● Information shown

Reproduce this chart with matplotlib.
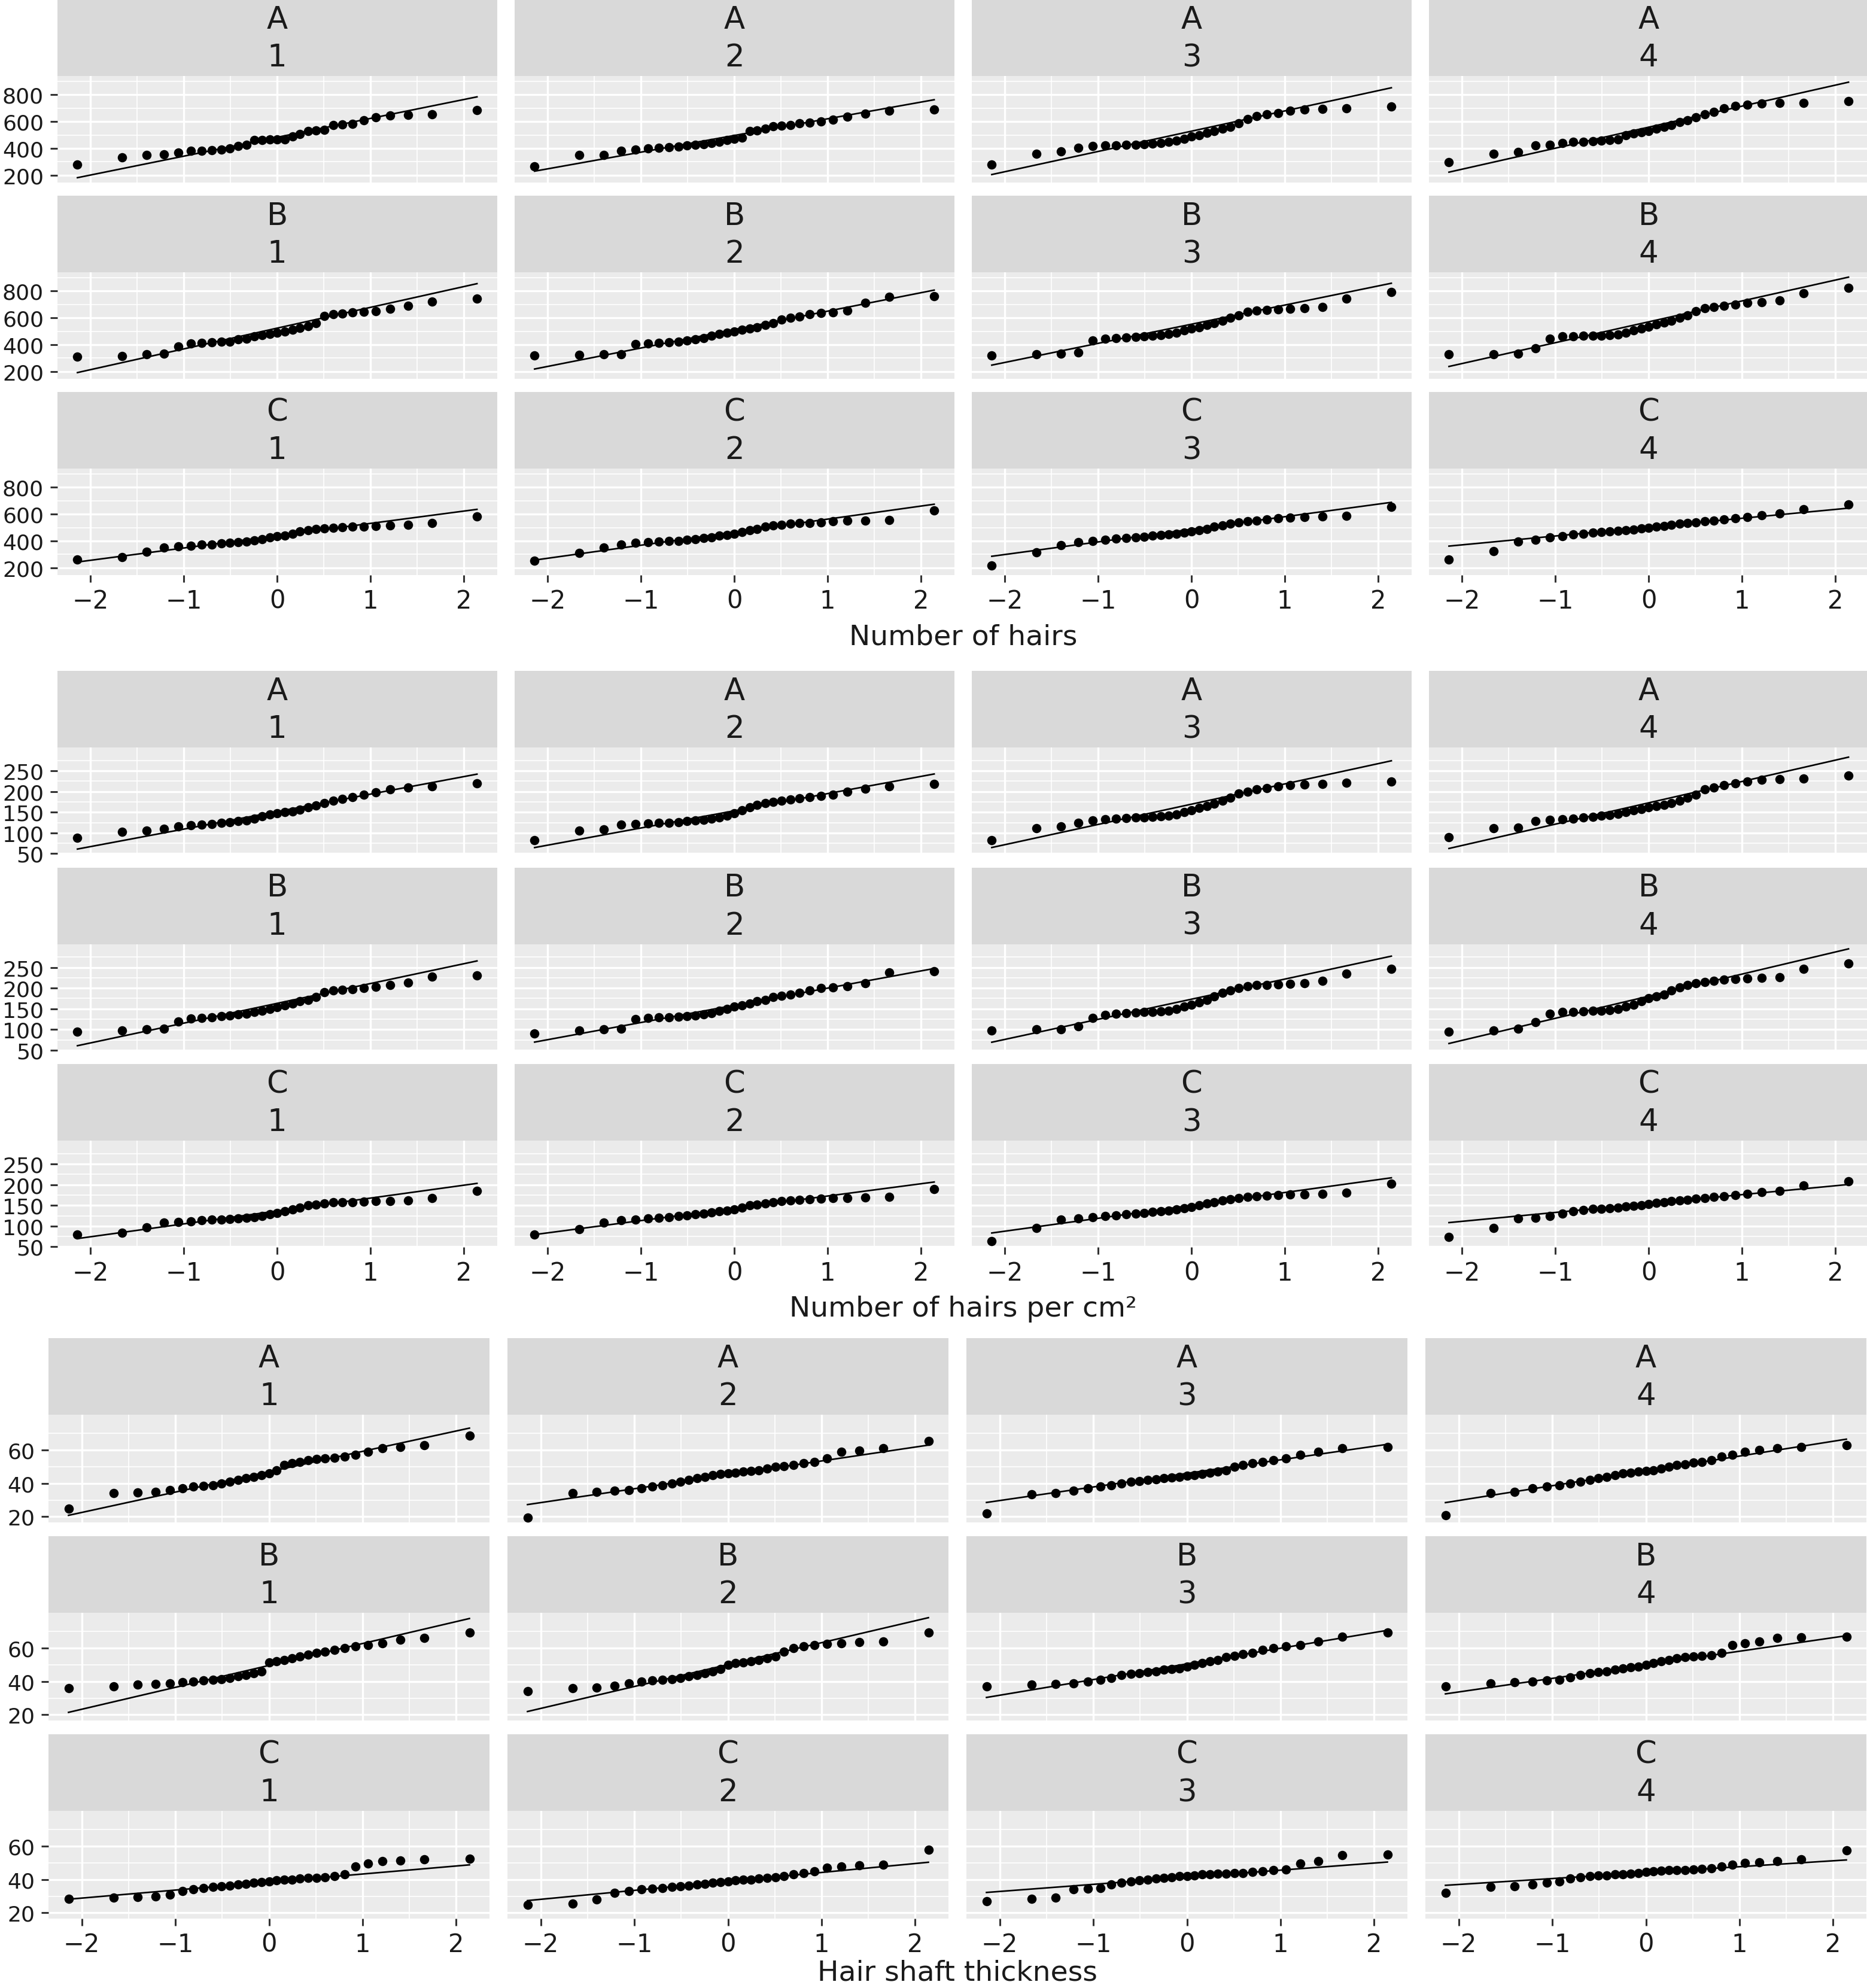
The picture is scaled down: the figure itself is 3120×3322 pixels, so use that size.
import numpy as np
import matplotlib.pyplot as plt
from statistics import NormalDist

plt.rcParams['font.family'] = ['DejaVu Sans']

groups = ['A', 'B', 'C']
visits = ['1', '2', '3', '4']
x_titles = ['Number of hairs', 'Number of hairs per cm²', 'Hair shaft thickness']
y_breaks = [[200, 400, 600, 800], [50, 100, 150, 200, 250], [20, 40, 60]]
x_breaks = [-2, -1, 0, 1, 2]

# sorted sample values read off each facet (31 per facet)
# --- number of hairs ---
hairs_A1 = [280, 333, 352, 355, 368, 380, 383, 386, 390, 402, 416, 426, 462, 464, 466, 466, 468, 490, 505, 528, 532, 540, 575, 580, 582, 610, 632, 645, 650, 655, 683]
hairs_A2 = [265, 350, 352, 383, 390, 398, 405, 410, 415, 420, 425, 430, 440, 450, 460, 470, 478, 530, 535, 545, 565, 570, 575, 585, 590, 600, 615, 635, 660, 680, 690]
hairs_A3 = [280, 360, 378, 405, 418, 420, 423, 425, 428, 432, 436, 440, 448, 458, 472, 488, 500, 515, 530, 545, 562, 585, 620, 640, 652, 662, 680, 688, 692, 700, 710]
hairs_A4 = [298, 360, 375, 420, 428, 440, 448, 450, 455, 458, 462, 468, 500, 510, 520, 530, 545, 560, 575, 595, 610, 630, 655, 672, 700, 715, 725, 732, 738, 740, 750]
hairs_B1 = [310, 315, 330, 335, 385, 410, 415, 418, 420, 424, 440, 446, 460, 470, 480, 490, 500, 510, 525, 540, 560, 615, 625, 630, 640, 645, 650, 665, 690, 720, 745]
hairs_B2 = [318, 325, 327, 328, 405, 410, 415, 418, 422, 430, 440, 448, 465, 478, 490, 500, 510, 520, 530, 545, 560, 585, 600, 610, 625, 635, 640, 655, 712, 755, 760]
hairs_B3 = [320, 327, 334, 342, 430, 445, 450, 455, 458, 462, 466, 470, 480, 490, 505, 520, 530, 545, 560, 580, 600, 620, 645, 652, 658, 662, 665, 670, 680, 745, 790]
hairs_B4 = [327, 330, 335, 372, 445, 460, 463, 465, 466, 468, 470, 475, 490, 505, 520, 535, 550, 565, 580, 600, 620, 650, 670, 680, 690, 700, 710, 715, 730, 782, 825]
hairs_C1 = [262, 280, 320, 350, 360, 365, 372, 375, 380, 385, 390, 395, 405, 415, 425, 435, 440, 455, 470, 480, 490, 495, 500, 502, 505, 508, 510, 515, 520, 535, 583]
hairs_C2 = [255, 310, 350, 375, 385, 390, 395, 398, 402, 408, 415, 420, 428, 438, 445, 455, 465, 480, 490, 505, 515, 520, 530, 532, 535, 538, 545, 550, 552, 555, 625]
hairs_C3 = [218, 315, 370, 390, 400, 410, 418, 422, 425, 430, 438, 445, 450, 455, 460, 470, 480, 490, 505, 515, 530, 540, 548, 552, 560, 568, 572, 578, 582, 585, 652]
hairs_C4 = [262, 322, 395, 410, 425, 435, 450, 455, 462, 465, 470, 474, 478, 485, 492, 500, 505, 512, 520, 528, 535, 540, 545, 550, 560, 570, 578, 590, 605, 635, 673]

# --- number of hairs per cm2 ---
density_A1 = [88, 102, 105, 110, 115, 118, 120, 122, 124, 126, 128, 130, 135, 140, 145, 148, 150, 152, 156, 162, 166, 172, 178, 182, 186, 192, 198, 206, 210, 213, 220]
density_A2 = [83, 106, 108, 120, 122, 123, 124, 125, 126, 128, 130, 132, 134, 138, 142, 148, 155, 162, 168, 172, 175, 178, 180, 183, 186, 190, 193, 200, 207, 212, 218]
density_A3 = [83, 112, 115, 125, 130, 133, 135, 136, 137, 138, 139, 140, 142, 145, 150, 155, 160, 165, 170, 178, 185, 195, 200, 205, 208, 212, 215, 217, 219, 221, 224]
density_A4 = [90, 111, 113, 128, 131, 133, 135, 137, 139, 141, 143, 146, 150, 155, 158, 162, 165, 168, 172, 178, 185, 193, 205, 210, 215, 220, 224, 228, 230, 232, 238]
density_B1 = [95, 98, 100, 102, 120, 126, 128, 130, 132, 134, 136, 138, 142, 146, 150, 154, 158, 162, 168, 172, 178, 190, 195, 196, 198, 200, 203, 207, 213, 228, 231]
density_B2 = [90, 97, 100, 102, 125, 128, 129, 130, 131, 132, 134, 136, 140, 145, 150, 155, 158, 162, 168, 172, 178, 182, 185, 188, 195, 200, 202, 205, 212, 238, 240]
density_B3 = [97, 100, 101, 107, 128, 135, 138, 140, 141, 142, 143, 144, 146, 150, 155, 160, 165, 172, 180, 188, 195, 200, 205, 207, 208, 209, 210, 212, 218, 235, 247]
density_B4 = [95, 97, 102, 118, 138, 142, 143, 144, 145, 146, 147, 150, 155, 160, 168, 175, 180, 185, 195, 202, 208, 212, 215, 218, 220, 222, 224, 225, 226, 247, 259]
density_C1 = [79, 84, 97, 108, 110, 112, 114, 115, 116, 117, 118, 120, 122, 125, 128, 132, 136, 140, 145, 150, 152, 155, 157, 158, 158, 159, 160, 160, 162, 168, 185]
density_C2 = [80, 93, 108, 114, 116, 118, 120, 122, 124, 126, 128, 130, 133, 136, 138, 140, 145, 150, 152, 155, 158, 160, 162, 164, 165, 166, 167, 168, 169, 170, 190]
density_C3 = [64, 96, 115, 118, 122, 124, 126, 128, 130, 132, 134, 136, 138, 140, 143, 146, 150, 154, 158, 162, 165, 168, 170, 172, 174, 175, 176, 177, 178, 180, 203]
density_C4 = [74, 96, 118, 120, 125, 130, 136, 139, 141, 142, 143, 145, 147, 149, 151, 153, 156, 158, 160, 162, 164, 166, 168, 170, 172, 175, 178, 182, 185, 198, 208]

# --- hair shaft thickness ---
shaft_A1 = [25, 34, 34.5, 35, 36, 37, 38, 38.5, 39, 40, 41, 42, 43, 44, 45, 46, 48, 51, 52, 53, 54, 54.5, 55, 55.5, 56, 57, 59, 61, 62, 63, 68.5]
shaft_A2 = [19.5, 34, 35, 35.5, 36, 37, 38, 39, 40, 41, 42, 43, 44, 45, 45.5, 46, 46.5, 47, 47.5, 48, 49, 50, 50.5, 51, 52, 53, 55, 59, 59.5, 61, 65.5]
shaft_A3 = [22, 33.5, 34, 35.5, 37, 38, 39, 40, 41, 41.5, 42, 42.5, 43, 43.5, 44, 44.5, 45, 45.5, 46.5, 47, 48, 50, 51, 52, 53, 54, 55, 57, 59, 61, 62]
shaft_A4 = [21, 34, 35, 37, 38, 39, 40, 41, 42, 43, 44, 45, 46, 46.5, 47, 47.5, 48, 49, 50, 51, 51.5, 52.5, 53, 54, 56, 57, 59, 60, 61, 62, 63]
shaft_B1 = [36, 37, 38, 38.5, 39, 39.5, 40, 40.5, 41, 41.5, 42, 43, 44, 45, 46, 51.5, 52, 53, 54, 55, 56, 57, 58, 59, 60, 61, 62, 63, 65, 66, 69.5]
shaft_B2 = [34, 36, 36.5, 37.5, 39, 40, 40.5, 41, 41.5, 42, 43, 44, 45, 46, 47.5, 50, 51, 51.5, 52, 53, 54, 55, 58, 60, 61, 62, 62.5, 63, 63.5, 64, 69.5]
shaft_B3 = [37, 38, 38.5, 39, 40, 41, 42, 43.8, 44.6, 45, 45.5, 46, 47, 47.5, 48, 49, 50, 51, 52, 53, 54.5, 55.5, 56.5, 57.3, 59, 60, 61, 62, 64, 67, 69.5]
shaft_B4 = [37, 39, 39.5, 40, 40.5, 41, 42.5, 44, 45, 45.5, 46, 47, 48, 48.5, 49, 50, 51, 52, 53, 54, 54.5, 55, 55.3, 55.7, 57, 62, 63, 64, 66, 66.5, 67]
shaft_C1 = [28.5, 29, 29.5, 30, 31, 33, 34, 35, 35.5, 36, 36.5, 37, 37.5, 38, 38.5, 39, 39.5, 40, 40, 40.5, 41, 41, 41.5, 42, 43, 48, 49.5, 51, 51.5, 52, 52.5]
shaft_C2 = [25, 25.5, 28, 32, 33, 34, 34.5, 35, 35.5, 36, 36.5, 37, 37.5, 38, 38.5, 39, 39.5, 40, 40, 40.5, 41, 41.5, 42, 43, 44, 45, 47, 48, 48.5, 49, 58]
shaft_C3 = [27, 28.5, 29, 34, 34.5, 35, 37, 38, 39, 39.5, 40, 40.5, 41, 41.5, 42, 42, 42.5, 43, 43, 43.5, 43.5, 44, 44, 44.5, 45, 45.5, 46, 49.5, 51, 54.5, 55]
shaft_C4 = [32, 35.5, 36, 37, 38, 39, 40.5, 41.5, 42, 42.3, 42.6, 43, 43.3, 43.6, 44, 44.5, 45, 45.2, 45.5, 45.7, 45.8, 46, 46.3, 46.8, 48, 49, 50, 50.5, 51, 52, 57.5]

blocks = [
    [[hairs_A1, hairs_A2, hairs_A3, hairs_A4],
     [hairs_B1, hairs_B2, hairs_B3, hairs_B4],
     [hairs_C1, hairs_C2, hairs_C3, hairs_C4]],
    [[density_A1, density_A2, density_A3, density_A4],
     [density_B1, density_B2, density_B3, density_B4],
     [density_C1, density_C2, density_C3, density_C4]],
    [[shaft_A1, shaft_A2, shaft_A3, shaft_A4],
     [shaft_B1, shaft_B2, shaft_B3, shaft_B4],
     [shaft_C1, shaft_C2, shaft_C3, shaft_C4]],
]

# layout in pixels
W, H = 3120, 3323
block_top = [0, 1122, 2237]
col_left = [96, 96, 81]
col_pitch = [764, 764, 767]
col_w = [734.5, 734.5, 737]
row_pitch = [328, 328.5, 331]
strip_h = 128
panel_h = [178, 178, 180]
xlab_base = [1077, 2200, 3310]

PANEL = '#EBEBEB'
STRIP = '#D9D9D9'
TXT = '#1A1A1A'

norm = NormalDist()


def qq(values):
    y = np.sort(np.asarray(values, dtype=float))
    n = len(y)
    x = np.array([norm.inv_cdf((i + 0.5) / n) for i in range(n)])
    q1, q3 = np.percentile(y, [25, 75])
    t1, t3 = norm.inv_cdf(0.25), norm.inv_cdf(0.75)
    slope = (q3 - q1) / (t3 - t1)
    icpt = q1 - slope * t1
    lx = np.array([x.min(), x.max()])
    return x, y, lx, icpt + slope * lx


def minor_of(b, lim):
    step = b[1] - b[0]
    ext = [b[0] - step] + list(b) + [b[-1] + step]
    mids = [(a + c) / 2 for a, c in zip(ext[:-1], ext[1:])]
    return [m for m in mids if lim[0] <= m <= lim[1]]


fig = plt.figure(figsize=(W / 100, H / 100), dpi=100)


def px_axes(x, y, w, h):
    return fig.add_axes([x / W, 1 - (y + h) / H, w / W, h / H])


for b, block in enumerate(blocks):
    fits = [[qq(v) for v in row] for row in block]
    lo = min(min(f[1].min(), f[3].min()) for row in fits for f in row)
    hi = max(max(f[1].max(), f[3].max()) for row in fits for f in row)
    pad = (hi - lo) * 0.05
    ylim = (lo - pad, hi + pad)
    xs = max(f[0].max() for row in fits for f in row)
    xlim = (-xs * 1.1, xs * 1.1)

    for r in range(3):
        for c in range(4):
            x0 = col_left[b] + c * col_pitch[b]
            y0 = block_top[b] + r * row_pitch[b]
            # strip
            sax = px_axes(x0, y0, col_w[b], strip_h)
            sax.set_facecolor(STRIP)
            sax.set_xticks([])
            sax.set_yticks([])
            for s in sax.spines.values():
                s.set_visible(False)
            sax.text(0.5, 0.628, groups[r], transform=sax.transAxes, ha='center',
                     va='baseline', fontsize=37, color=TXT)
            sax.text(0.5, 0.132, visits[c], transform=sax.transAxes, ha='center',
                     va='baseline', fontsize=37, color=TXT)

            # panel
            ax = px_axes(x0, y0 + strip_h, col_w[b], panel_h[b])
            ax.set_facecolor(PANEL)
            for s in ax.spines.values():
                s.set_visible(False)
            ax.set_xlim(xlim)
            ax.set_ylim(ylim)
            ax.set_xticks(x_breaks)
            ax.set_xticks(minor_of(x_breaks, xlim), minor=True)
            ax.set_yticks(y_breaks[b])
            ax.set_yticks(minor_of(y_breaks[b], ylim), minor=True)
            ax.grid(which='major', color='white', linewidth=2.4)
            ax.grid(which='minor', color='white', linewidth=1.2)
            ax.set_axisbelow(True)
            ax.tick_params(which='minor', length=0)
            ax.tick_params(which='major', color='#333333', width=2.2, length=8.5)
            ax.tick_params(axis='y', labelsize=26, labelcolor=TXT, pad=8,
                           left=(c == 0), labelleft=(c == 0))
            ax.tick_params(axis='x', labelsize=30, labelcolor=TXT, pad=7,
                           bottom=(r == 2), labelbottom=(r == 2))

            x, y, lx, ly = fits[r][c]
            ax.plot(lx, ly, color='black', linewidth=1.9, zorder=3)
            ax.scatter(x, y, s=125, color='black', linewidths=0, zorder=4)

    xc = (col_left[b] + 3 * col_pitch[b] + col_w[b] + col_left[b]) / 2
    fig.text(xc / W, 1 - xlab_base[b] / H, x_titles[b], ha='center', va='baseline',
             fontsize=34, color=TXT)

fig.savefig('out.png', dpi=100)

● Instructions to follow
Only a number is wanted: how many lines of the material above hold "figure"?

● Output for this exercise
2